═════ DATA SHOWN

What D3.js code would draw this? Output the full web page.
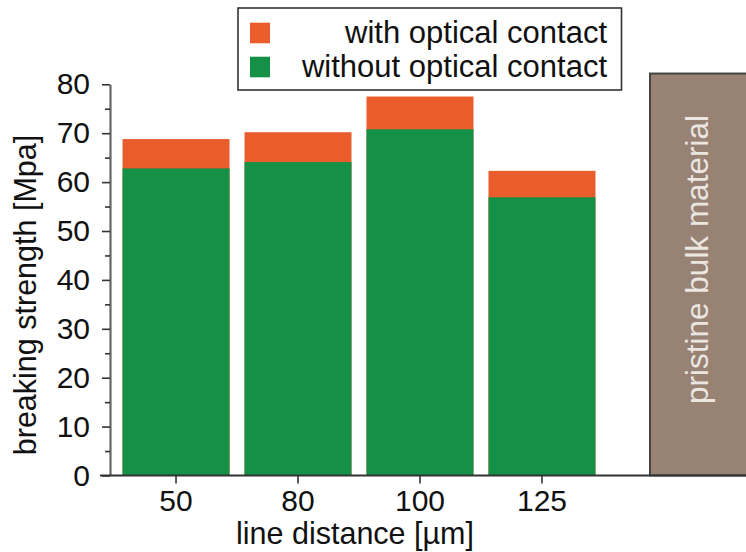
<!DOCTYPE html>
<html>
<head>
<meta charset="utf-8">
<script src="https://cdn.jsdelivr.net/npm/d3@7"></script>
<style>
  html, body { margin: 0; padding: 0; background: #fff; }
  svg { display: block; font-family: "Liberation Sans", Arial, sans-serif; }
</style>
</head>
<body>
<svg id="chart" width="746" height="552"></svg>
<script>
// ---- data ----
const categories = ["50", "80", "100", "125"];
const withContact = [68.8, 70.2, 77.5, 62.3];
const withoutContact = [62.8, 64.1, 70.8, 56.9];
const pristineLabel = "pristine bulk material";
const pristineValue = 82.2;
const yTicks = [0, 10, 20, 30, 40, 50, 60, 70, 80];
const yMinorTicks = [5, 15, 25, 35, 45, 55, 65, 75];
const seriesNames = ["with optical contact", "without optical contact"];

// ---- styles ----
const colorWith = "#e95c2b";
const colorWithout = "#149146";
const colorPristine = "#978274";

const W = 746, H = 552;
const svg = d3.select("#chart");

const y = d3.scaleLinear().domain([0, 80]).range([475.5, 84.3]);
const x = d3.scaleBand().domain(categories).range([114, 604])
  .paddingInner(0.123).paddingOuter(0.07);

const data = categories.map((c, i) => ({ c, w: withContact[i], wo: withoutContact[i] }));

// bars: full "with" bar behind, "without" bar in front
svg.append("g").selectAll("rect").data(data).join("rect")
  .attr("x", d => x(d.c)).attr("width", x.bandwidth())
  .attr("y", d => y(d.w)).attr("height", d => y(0) - y(d.w))
  .attr("fill", colorWith);
svg.append("g").selectAll("rect").data(data).join("rect")
  .attr("x", d => x(d.c)).attr("width", x.bandwidth())
  .attr("y", d => y(d.wo)).attr("height", d => y(0) - y(d.wo))
  .attr("fill", colorWithout);

// pristine bar
const px0 = 650;
const pg = svg.append("g");
pg.append("rect")
  .attr("x", px0).attr("width", W - px0 + 10)
  .attr("y", y(pristineValue)).attr("height", y(0) - y(pristineValue))
  .attr("fill", colorPristine).attr("stroke", "#444").attr("stroke-width", 2);
pg.append("text")
  .attr("transform", `translate(${px0 + 47},${(y(pristineValue) + y(0)) / 2 - 15}) rotate(-90)`)
  .attr("text-anchor", "middle").attr("dominant-baseline", "central")
  .attr("font-size", 31.5).attr("fill", "#ebe6e1")
  .text(pristineLabel);

// y axis
const yAxis = svg.append("g").attr("transform", "translate(110,0)")
  .call(d3.axisLeft(y).tickValues(yTicks).tickSize(8).tickSizeOuter(0).tickPadding(12));
yAxis.select(".domain").attr("stroke", "#666").attr("stroke-width", 2.2);
yAxis.selectAll(".tick line").attr("stroke", "#333").attr("stroke-width", 1.6);
yAxis.selectAll(".tick text").attr("font-size", 30).attr("fill", "#111")
  .attr("font-family", "Liberation Sans, Arial, sans-serif");
const yMinor = svg.append("g").attr("transform", "translate(110,0)")
  .call(d3.axisLeft(y).tickValues(yMinorTicks).tickSize(5).tickFormat(""));
yMinor.select(".domain").remove();
yMinor.selectAll(".tick line").attr("stroke", "#333").attr("stroke-width", 1.6);

// x axis
const xAxis = svg.append("g").attr("transform", `translate(0,${y(0)})`)
  .call(d3.axisBottom(x).tickSize(8).tickSizeOuter(0).tickPadding(6));
xAxis.select(".domain").remove();
xAxis.selectAll(".tick line").attr("stroke", "#333").attr("stroke-width", 1.6);
xAxis.selectAll(".tick text").attr("font-size", 30).attr("fill", "#111")
  .attr("font-family", "Liberation Sans, Arial, sans-serif");
svg.append("line").attr("x1", 100).attr("x2", W).attr("y1", y(0)).attr("y2", y(0))
  .attr("stroke", "#333").attr("stroke-width", 2);

// axis titles
svg.append("text")
  .attr("transform", `translate(36,295) rotate(-90)`)
  .attr("text-anchor", "middle").attr("font-size", 30.5).attr("fill", "#111")
  .text("breaking strength [Mpa]");
svg.append("text")
  .attr("x", 355).attr("y", 544)
  .attr("text-anchor", "middle").attr("font-size", 30.5).attr("fill", "#111")
  .text("line distance [µm]");

// legend
const lg = svg.append("g");
lg.append("rect").attr("x", 238).attr("y", 8).attr("width", 383.5).attr("height", 82)
  .attr("fill", "#fff").attr("stroke", "#333").attr("stroke-width", 1.6);
const legendColors = [colorWith, colorWithout];
seriesNames.forEach((name, i) => {
  const by = 43.3 + i * 34;
  lg.append("rect").attr("x", 250).attr("y", by - 20.6).attr("width", 20).attr("height", 20.6)
    .attr("fill", legendColors[i]);
  lg.append("text").attr("x", 607).attr("y", by).attr("text-anchor", "end")
    .attr("font-size", 31).attr("fill", "#111").text(name);
});
</script>
</body>
</html>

══════════

STATED TASK —
From the listing, copy every line where the string "full" appears.

ANSWER BELOW —
What D3.js code would draw this? Output the full web page.
// bars: full "with" bar behind, "without" bar in front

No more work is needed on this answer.